The first ever victory for the United States means much more than any other friendly game could.  This game was much more important than beating Italy in Genoa even if Dempsey had scored four instead of just the one.  On the walls of the tunnel leading out to the field, there are placards for every team that has ever beaten Mexico at the Azteca.  Klinsmann’s U.S. team now joins the likes of Spain and Brazil as one of the 8 teams to down the Mexican at their national stadium.

Jurgen Klinsmann named a very heavy domestic based roster for this friendly.  There were more MLS players named to the 23 man squad than I can remember because the European club season is about to start.  That old-fashioned American work ethic panned out on the field especially through players like Geoff Cameron and Kyle Beckerman.

I correctly predicted Mexico’s starting lineup but was quite far off base with Klinsmann’s selection.  I had the team playing a 4-3-3 but the German lined his team up much more defensively in a 4-3-1-2.  This plan played out to a T as the U.S. was able to absorb a tremendous amount of pressure from Mexico, especially in the second half.  

The fact that I could name every player Mexico would employ and in the correct position could be significant in the future.  Chepo de la Torre likes to line his team up in the same formation with the same tactics for almost every game.  Klinsmann showed the ability to change the system entirely to deal with a superior team.  If the U.S. is going to improve on the world stage, the players have to learn how to beat better teams and to win in hostile environments.  That is precisely what the Yanks did on Wednesday night.

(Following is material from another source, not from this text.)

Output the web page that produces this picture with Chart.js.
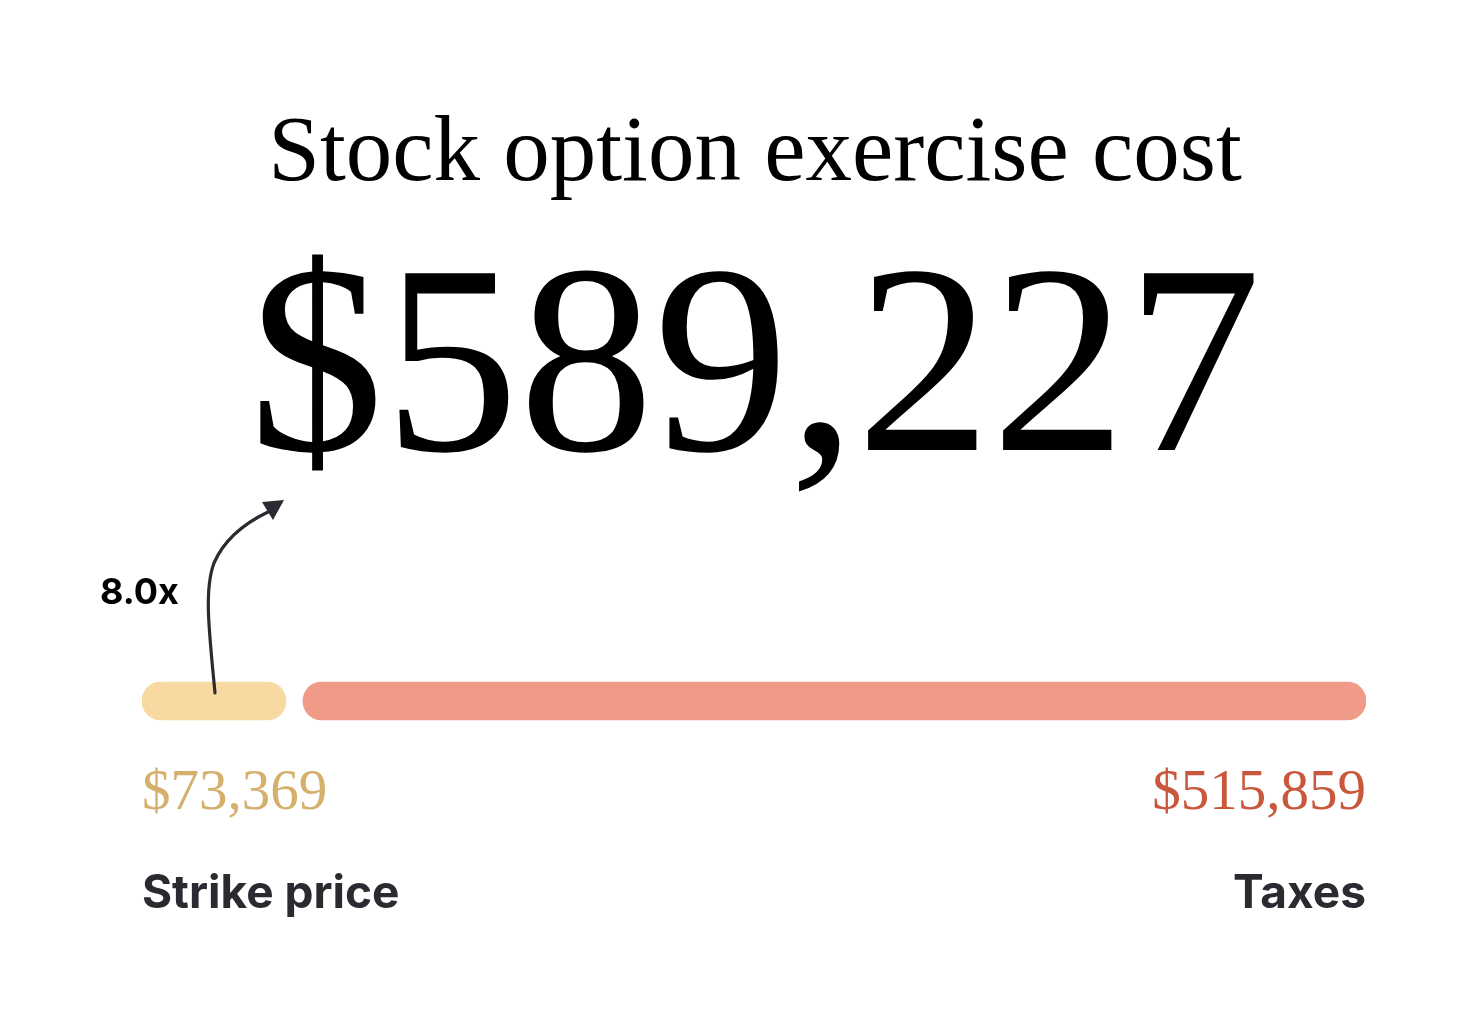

I could not be more proud of my national team for going down to an overwhelming city (I know from experience), walking out into an overwhelming setting in the Azteca and slaying the dragon.  The United States has now beaten Mexico in the two places where it hurts the most, in the World Cup in 2002 and in Estadio Azteca on Wednesday night.  A bunch of inexperienced guys from the U.S. was able to break the curse against a first-choice Mexico team.  Mexico may still be a better team, but this victory removes the mystique that stadium had over the United States team and gives hope to all American soccer fans.